**What is needed**
Return the material word for word. Do not include pictures.

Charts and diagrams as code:
_____

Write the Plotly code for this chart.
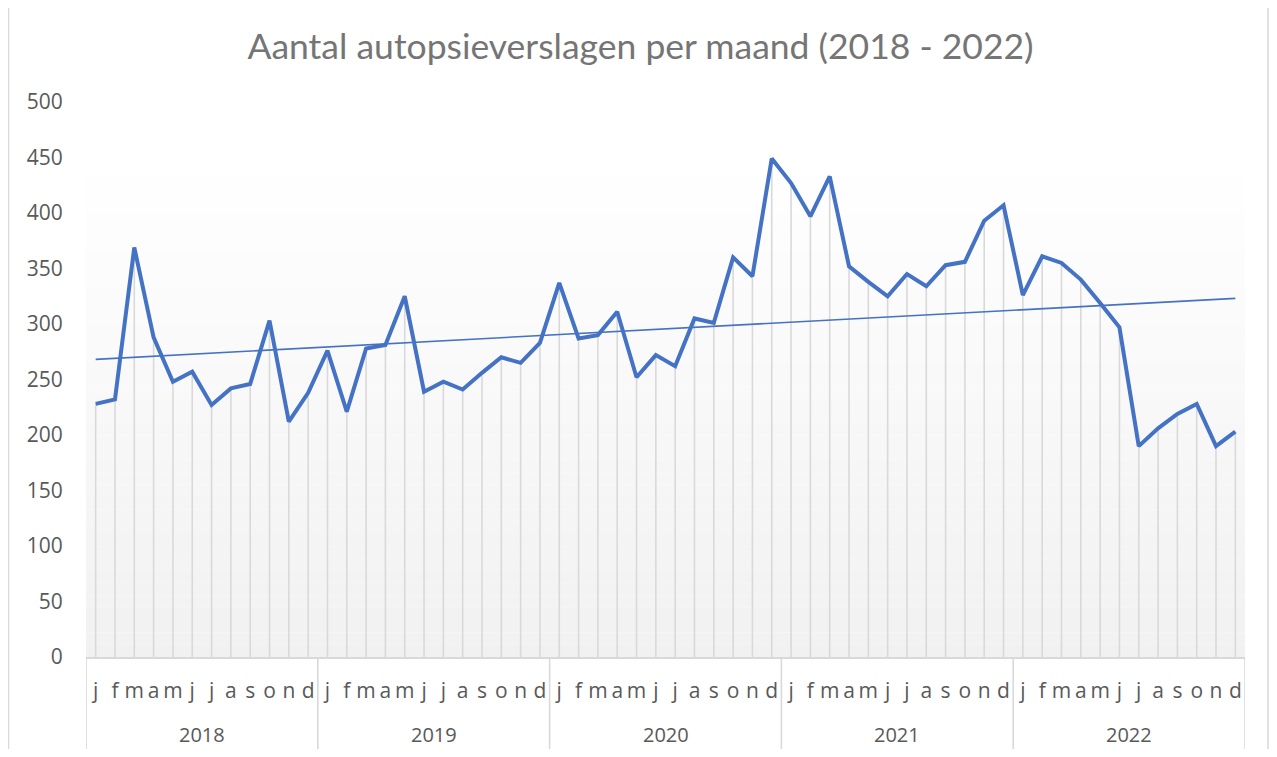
import numpy as np
import plotly.graph_objects as go

# ---- data ----
years = ["2018", "2019", "2020", "2021", "2022"]
months = ["j", "f", "m", "a", "m", "j", "j", "a", "s", "o", "n", "d"]
values_2018 = [228, 232, 369, 288, 248, 257, 227, 242, 246, 303, 212, 238]
values_2019 = [276, 221, 278, 281, 325, 239, 248, 241, 256, 270, 265, 283]
values_2020 = [337, 287, 290, 311, 252, 272, 262, 305, 301, 360, 343, 449]
values_2021 = [427, 397, 433, 352, 338, 325, 345, 334, 353, 356, 393, 407]
values_2022 = [326, 361, 355, 340, 319, 297, 190, 206, 219, 228, 190, 203]
y_ticks = [0, 50, 100, 150, 200, 250, 300, 350, 400, 450, 500]

values = values_2018 + values_2019 + values_2020 + values_2021 + values_2022
n = len(values)
x = list(range(n))
tick_text = months * len(years)

# linear trend line (computed from the data)
coef = np.polyfit(x, values, 1)
trend = np.polyval(coef, [x[0], x[-1]])

# ---- layout geometry (page has an 8px body margin) ----
OFF = 8
W, H = 1277 - 2 * OFF, 757 - 2 * OFF
L, T = 86 - OFF, 102 - OFF
R = W - (1245 - OFF)
B = H - (657 - OFF)
plot_w = W - L - R
plot_h = H - T - B

def py(pix):
    """window pixel y -> paper y"""
    return (H - B - (pix - OFF)) / plot_h

def px(pix):
    return ((pix - OFF) - L) / plot_w

LINE = "#4472C4"
GRID = "#d9d9d9"
TXT = "#595959"

fig = go.Figure()

# drop lines
fig.add_trace(go.Scatter(
    x=x, y=values, mode="markers",
    marker=dict(size=1, color="rgba(0,0,0,0)"),
    error_y=dict(type="data", symmetric=False, array=[0] * n, arrayminus=values,
                 color=GRID, thickness=1.6, width=0),
    hoverinfo="skip", showlegend=False,
))
# main line
fig.add_trace(go.Scatter(
    x=x, y=values, mode="lines",
    line=dict(color=LINE, width=4), showlegend=False,
))
# trend line
fig.add_trace(go.Scatter(
    x=[x[0], x[-1]], y=list(trend), mode="lines",
    line=dict(color=LINE, width=1.6), showlegend=False,
))

shapes = []
# gradient background band (white -> light grey)
top_pix, bot_pix = 165, 657
steps = 40
for i in range(steps):
    y0p = top_pix + (bot_pix - top_pix) * i / steps
    y1p = top_pix + (bot_pix - top_pix) * (i + 1) / steps
    t = (i + 0.5) / steps
    c = int(round(255 - (255 - 241) * t))
    shapes.append(dict(type="rect", xref="paper", yref="paper",
                       x0=0, x1=1, y0=py(y1p), y1=py(y0p),
                       fillcolor=f"rgb({c},{c},{c})", line=dict(width=0),
                       layer="below"))
# year dividers
for k in range(len(years) + 1):
    xv = -0.5 + 12 * k
    shapes.append(dict(type="line", xref="x", yref="paper",
                       x0=xv, x1=xv, y0=0, y1=py(750),
                       line=dict(color=GRID, width=1.6)))
# outer chart border
BR = 1268
shapes.append(dict(type="line", xref="paper", yref="paper",
                   x0=px(8), x1=px(BR), y0=py(3.5), y1=py(3.5),
                   line=dict(color=GRID, width=1.5)))
shapes.append(dict(type="line", xref="paper", yref="paper",
                   x0=px(8.5), x1=px(8.5), y0=py(3.5), y1=py(760),
                   line=dict(color=GRID, width=1.5)))
shapes.append(dict(type="line", xref="paper", yref="paper",
                   x0=px(BR), x1=px(BR), y0=py(3.5), y1=py(760),
                   line=dict(color=GRID, width=1.5)))

annotations = []
for k, yr in enumerate(years):
    annotations.append(dict(x=5.5 + 12 * k, y=py(735), xref="x", yref="paper",
                            text=yr, showarrow=False, yanchor="middle",
                            font=dict(family="Open Sans", size=20, color=TXT)))

fig.update_layout(
    width=W, height=H,
    margin=dict(l=L, r=R, t=T, b=B),
    paper_bgcolor="white", plot_bgcolor="white",
    title=dict(text="Aantal autopsieverslagen per maand (2018 - 2022)",
               x=(640.5 - OFF) / W, xref="container", xanchor="center",
               y=1 - (47 - OFF) / H, yanchor="middle",
               font=dict(family="Lato", size=35.5, color="#757575")),
    xaxis=dict(range=[-0.5, n - 0.5], tickmode="array", tickvals=x,
               ticktext=tick_text, showgrid=False, zeroline=False,
               showline=True, linecolor=GRID, linewidth=2,
               ticks="outside", ticklen=14, tickcolor="rgba(0,0,0,0)",
               tickfont=dict(family="Open Sans", size=21, color=TXT)),
    yaxis=dict(range=[0, 500], tickmode="array", tickvals=y_ticks,
               showgrid=False, zeroline=False, showline=False,
               ticks="outside", ticklen=18, tickcolor="rgba(0,0,0,0)",
               tickfont=dict(family="Open Sans", size=21, color=TXT)),
    shapes=shapes, annotations=annotations,
    showlegend=False,
)

fig.write_html("out.html")
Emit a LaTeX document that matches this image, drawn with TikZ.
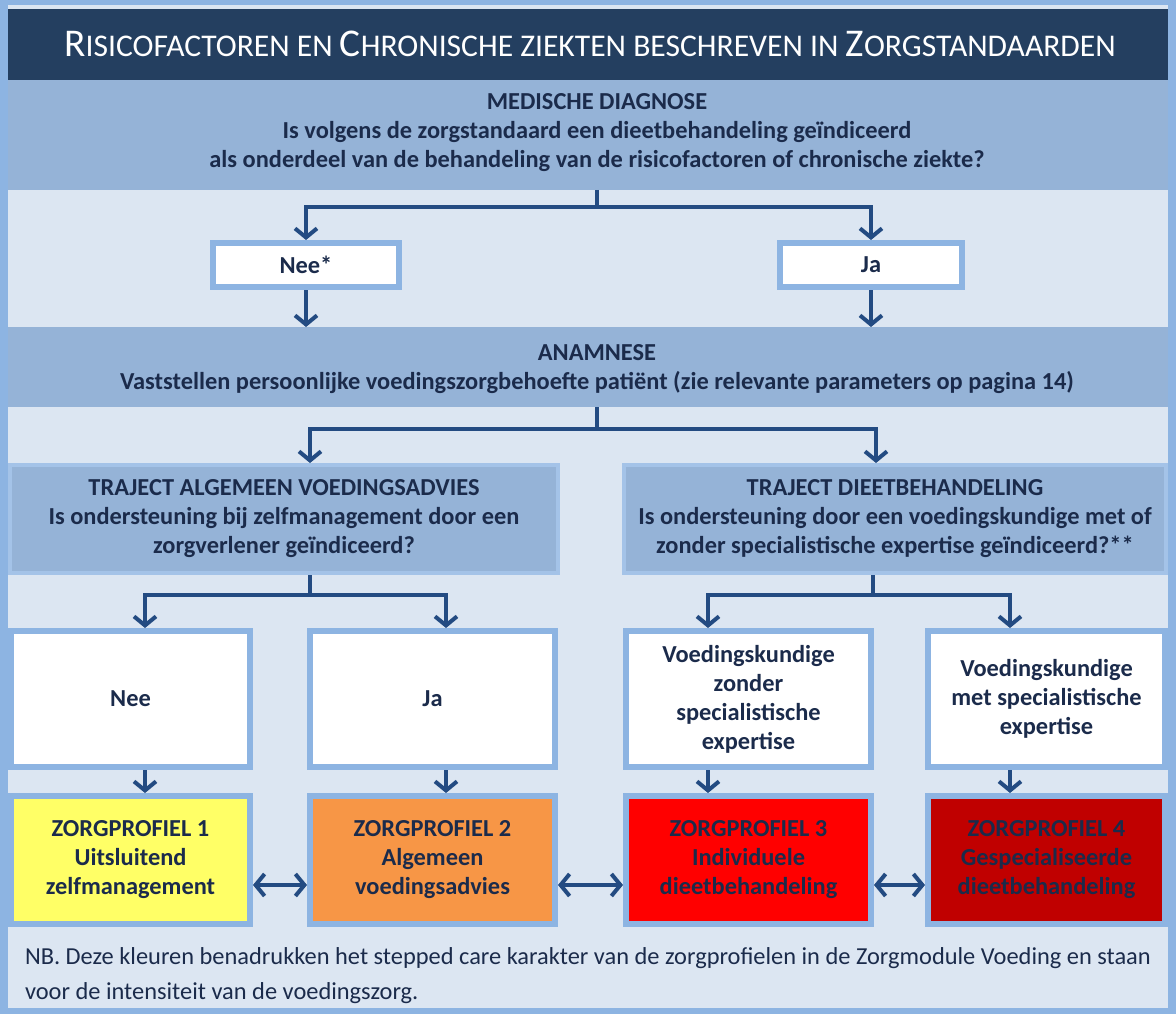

_____

**Solution for this task**
Write the Plotly code for this chart.
import numpy as np
import plotly.graph_objects as go

# ---- data ----
years = ["2018", "2019", "2020", "2021", "2022"]
months = ["j", "f", "m", "a", "m", "j", "j", "a", "s", "o", "n", "d"]
values_2018 = [228, 232, 369, 288, 248, 257, 227, 242, 246, 303, 212, 238]
values_2019 = [276, 221, 278, 281, 325, 239, 248, 241, 256, 270, 265, 283]
values_2020 = [337, 287, 290, 311, 252, 272, 262, 305, 301, 360, 343, 449]
values_2021 = [427, 397, 433, 352, 338, 325, 345, 334, 353, 356, 393, 407]
values_2022 = [326, 361, 355, 340, 319, 297, 190, 206, 219, 228, 190, 203]
y_ticks = [0, 50, 100, 150, 200, 250, 300, 350, 400, 450, 500]

values = values_2018 + values_2019 + values_2020 + values_2021 + values_2022
n = len(values)
x = list(range(n))
tick_text = months * len(years)

# linear trend line (computed from the data)
coef = np.polyfit(x, values, 1)
trend = np.polyval(coef, [x[0], x[-1]])

# ---- layout geometry (page has an 8px body margin) ----
OFF = 8
W, H = 1277 - 2 * OFF, 757 - 2 * OFF
L, T = 86 - OFF, 102 - OFF
R = W - (1245 - OFF)
B = H - (657 - OFF)
plot_w = W - L - R
plot_h = H - T - B

def py(pix):
    """window pixel y -> paper y"""
    return (H - B - (pix - OFF)) / plot_h

def px(pix):
    return ((pix - OFF) - L) / plot_w

LINE = "#4472C4"
GRID = "#d9d9d9"
TXT = "#595959"

fig = go.Figure()

# drop lines
fig.add_trace(go.Scatter(
    x=x, y=values, mode="markers",
    marker=dict(size=1, color="rgba(0,0,0,0)"),
    error_y=dict(type="data", symmetric=False, array=[0] * n, arrayminus=values,
                 color=GRID, thickness=1.6, width=0),
    hoverinfo="skip", showlegend=False,
))
# main line
fig.add_trace(go.Scatter(
    x=x, y=values, mode="lines",
    line=dict(color=LINE, width=4), showlegend=False,
))
# trend line
fig.add_trace(go.Scatter(
    x=[x[0], x[-1]], y=list(trend), mode="lines",
    line=dict(color=LINE, width=1.6), showlegend=False,
))

shapes = []
# gradient background band (white -> light grey)
top_pix, bot_pix = 165, 657
steps = 40
for i in range(steps):
    y0p = top_pix + (bot_pix - top_pix) * i / steps
    y1p = top_pix + (bot_pix - top_pix) * (i + 1) / steps
    t = (i + 0.5) / steps
    c = int(round(255 - (255 - 241) * t))
    shapes.append(dict(type="rect", xref="paper", yref="paper",
                       x0=0, x1=1, y0=py(y1p), y1=py(y0p),
                       fillcolor=f"rgb({c},{c},{c})", line=dict(width=0),
                       layer="below"))
# year dividers
for k in range(len(years) + 1):
    xv = -0.5 + 12 * k
    shapes.append(dict(type="line", xref="x", yref="paper",
                       x0=xv, x1=xv, y0=0, y1=py(750),
                       line=dict(color=GRID, width=1.6)))
# outer chart border
BR = 1268
shapes.append(dict(type="line", xref="paper", yref="paper",
                   x0=px(8), x1=px(BR), y0=py(3.5), y1=py(3.5),
                   line=dict(color=GRID, width=1.5)))
shapes.append(dict(type="line", xref="paper", yref="paper",
                   x0=px(8.5), x1=px(8.5), y0=py(3.5), y1=py(760),
                   line=dict(color=GRID, width=1.5)))
shapes.append(dict(type="line", xref="paper", yref="paper",
                   x0=px(BR), x1=px(BR), y0=py(3.5), y1=py(760),
                   line=dict(color=GRID, width=1.5)))

annotations = []
for k, yr in enumerate(years):
    annotations.append(dict(x=5.5 + 12 * k, y=py(735), xref="x", yref="paper",
                            text=yr, showarrow=False, yanchor="middle",
                            font=dict(family="Open Sans", size=20, color=TXT)))

fig.update_layout(
    width=W, height=H,
    margin=dict(l=L, r=R, t=T, b=B),
    paper_bgcolor="white", plot_bgcolor="white",
    title=dict(text="Aantal autopsieverslagen per maand (2018 - 2022)",
               x=(640.5 - OFF) / W, xref="container", xanchor="center",
               y=1 - (47 - OFF) / H, yanchor="middle",
               font=dict(family="Lato", size=35.5, color="#757575")),
    xaxis=dict(range=[-0.5, n - 0.5], tickmode="array", tickvals=x,
               ticktext=tick_text, showgrid=False, zeroline=False,
               showline=True, linecolor=GRID, linewidth=2,
               ticks="outside", ticklen=14, tickcolor="rgba(0,0,0,0)",
               tickfont=dict(family="Open Sans", size=21, color=TXT)),
    yaxis=dict(range=[0, 500], tickmode="array", tickvals=y_ticks,
               showgrid=False, zeroline=False, showline=False,
               ticks="outside", ticklen=18, tickcolor="rgba(0,0,0,0)",
               tickfont=dict(family="Open Sans", size=21, color=TXT)),
    shapes=shapes, annotations=annotations,
    showlegend=False,
)

fig.write_html("out.html")
Emit a LaTeX document that matches this image, drawn with TikZ.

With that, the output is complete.